▶ _WHAT IS BEING ASKED_: Repeat the data word for word. Do not include the pictures.

··· DATA SHOWN ···

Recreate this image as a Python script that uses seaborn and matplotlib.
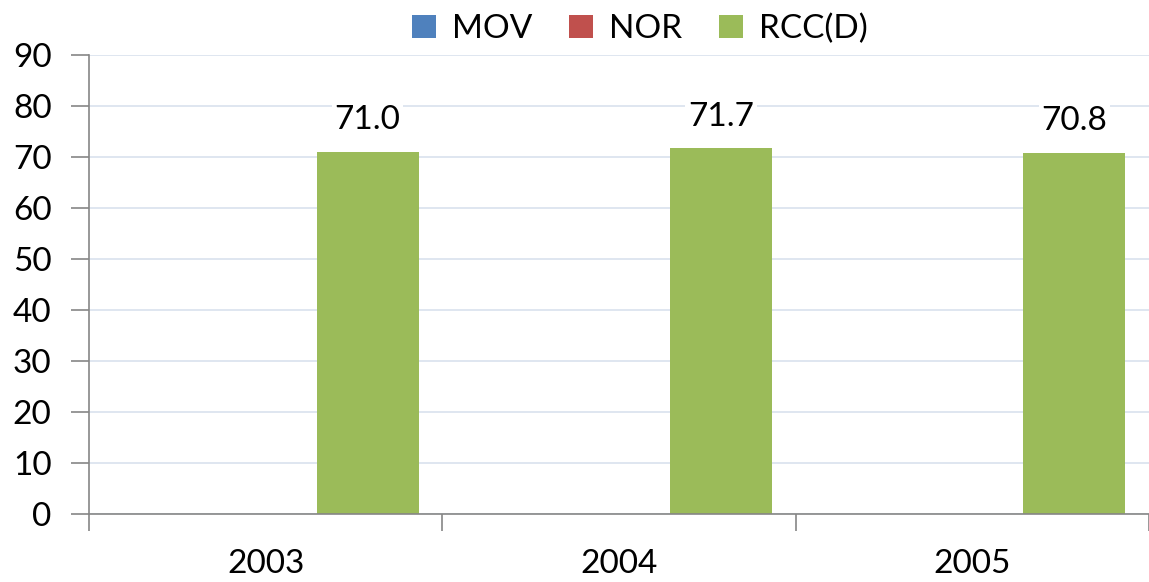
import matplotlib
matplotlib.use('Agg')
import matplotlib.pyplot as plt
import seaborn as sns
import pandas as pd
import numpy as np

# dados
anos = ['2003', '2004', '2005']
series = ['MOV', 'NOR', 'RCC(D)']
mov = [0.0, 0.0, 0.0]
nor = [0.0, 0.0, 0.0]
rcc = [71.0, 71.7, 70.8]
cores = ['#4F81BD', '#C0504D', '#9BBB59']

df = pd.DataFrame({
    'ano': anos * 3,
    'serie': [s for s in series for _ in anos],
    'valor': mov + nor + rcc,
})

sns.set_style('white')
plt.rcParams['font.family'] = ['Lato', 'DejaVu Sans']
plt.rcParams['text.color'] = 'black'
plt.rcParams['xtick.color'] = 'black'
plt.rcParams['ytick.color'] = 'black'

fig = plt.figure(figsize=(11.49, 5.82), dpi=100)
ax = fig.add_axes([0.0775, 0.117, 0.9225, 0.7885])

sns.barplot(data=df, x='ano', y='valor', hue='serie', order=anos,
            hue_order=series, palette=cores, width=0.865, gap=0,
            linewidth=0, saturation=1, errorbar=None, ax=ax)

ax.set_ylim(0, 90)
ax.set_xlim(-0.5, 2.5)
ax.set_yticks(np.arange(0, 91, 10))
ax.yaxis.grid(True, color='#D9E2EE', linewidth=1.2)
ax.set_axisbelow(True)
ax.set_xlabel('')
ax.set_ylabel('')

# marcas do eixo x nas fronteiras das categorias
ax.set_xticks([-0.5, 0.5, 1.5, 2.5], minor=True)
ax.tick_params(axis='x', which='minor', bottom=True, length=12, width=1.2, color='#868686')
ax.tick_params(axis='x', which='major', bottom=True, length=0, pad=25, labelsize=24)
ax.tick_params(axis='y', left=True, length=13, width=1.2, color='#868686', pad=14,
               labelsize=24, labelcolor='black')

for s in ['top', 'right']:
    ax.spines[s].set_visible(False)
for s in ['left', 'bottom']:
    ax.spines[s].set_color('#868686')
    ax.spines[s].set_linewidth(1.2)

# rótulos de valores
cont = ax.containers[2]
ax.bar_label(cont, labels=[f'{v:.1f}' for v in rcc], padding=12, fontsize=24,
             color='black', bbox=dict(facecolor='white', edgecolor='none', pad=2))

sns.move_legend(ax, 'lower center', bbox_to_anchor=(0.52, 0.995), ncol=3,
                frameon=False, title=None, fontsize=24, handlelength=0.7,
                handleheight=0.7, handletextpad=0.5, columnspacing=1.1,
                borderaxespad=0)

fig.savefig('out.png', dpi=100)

···

▶ _ANSWER TO THE PROBLEM_:
Recreate this image as a Python script that uses seaborn and matplotlib.
import matplotlib
matplotlib.use('Agg')
import matplotlib.pyplot as plt
import seaborn as sns
import pandas as pd
import numpy as np

# dados
anos = ['2003', '2004', '2005']
series = ['MOV', 'NOR', 'RCC(D)']
mov = [0.0, 0.0, 0.0]
nor = [0.0, 0.0, 0.0]
rcc = [71.0, 71.7, 70.8]
cores = ['#4F81BD', '#C0504D', '#9BBB59']

df = pd.DataFrame({
    'ano': anos * 3,
    'serie': [s for s in series for _ in anos],
    'valor': mov + nor + rcc,
})

sns.set_style('white')
plt.rcParams['font.family'] = ['Lato', 'DejaVu Sans']
plt.rcParams['text.color'] = 'black'
plt.rcParams['xtick.color'] = 'black'
plt.rcParams['ytick.color'] = 'black'

fig = plt.figure(figsize=(11.49, 5.82), dpi=100)
ax = fig.add_axes([0.0775, 0.117, 0.9225, 0.7885])

sns.barplot(data=df, x='ano', y='valor', hue='serie', order=anos,
            hue_order=series, palette=cores, width=0.865, gap=0,
            linewidth=0, saturation=1, errorbar=None, ax=ax)

ax.set_ylim(0, 90)
ax.set_xlim(-0.5, 2.5)
ax.set_yticks(np.arange(0, 91, 10))
ax.yaxis.grid(True, color='#D9E2EE', linewidth=1.2)
ax.set_axisbelow(True)
ax.set_xlabel('')
ax.set_ylabel('')

# marcas do eixo x nas fronteiras das categorias
ax.set_xticks([-0.5, 0.5, 1.5, 2.5], minor=True)
ax.tick_params(axis='x', which='minor', bottom=True, length=12, width=1.2, color='#868686')
ax.tick_params(axis='x', which='major', bottom=True, length=0, pad=25, labelsize=24)
ax.tick_params(axis='y', left=True, length=13, width=1.2, color='#868686', pad=14,
               labelsize=24, labelcolor='black')

for s in ['top', 'right']:
    ax.spines[s].set_visible(False)
for s in ['left', 'bottom']:
    ax.spines[s].set_color('#868686')
    ax.spines[s].set_linewidth(1.2)

# rótulos de valores
cont = ax.containers[2]
ax.bar_label(cont, labels=[f'{v:.1f}' for v in rcc], padding=12, fontsize=24,
             color='black', bbox=dict(facecolor='white', edgecolor='none', pad=2))

sns.move_legend(ax, 'lower center', bbox_to_anchor=(0.52, 0.995), ncol=3,
                frameon=False, title=None, fontsize=24, handlelength=0.7,
                handleheight=0.7, handletextpad=0.5, columnspacing=1.1,
                borderaxespad=0)

fig.savefig('out.png', dpi=100)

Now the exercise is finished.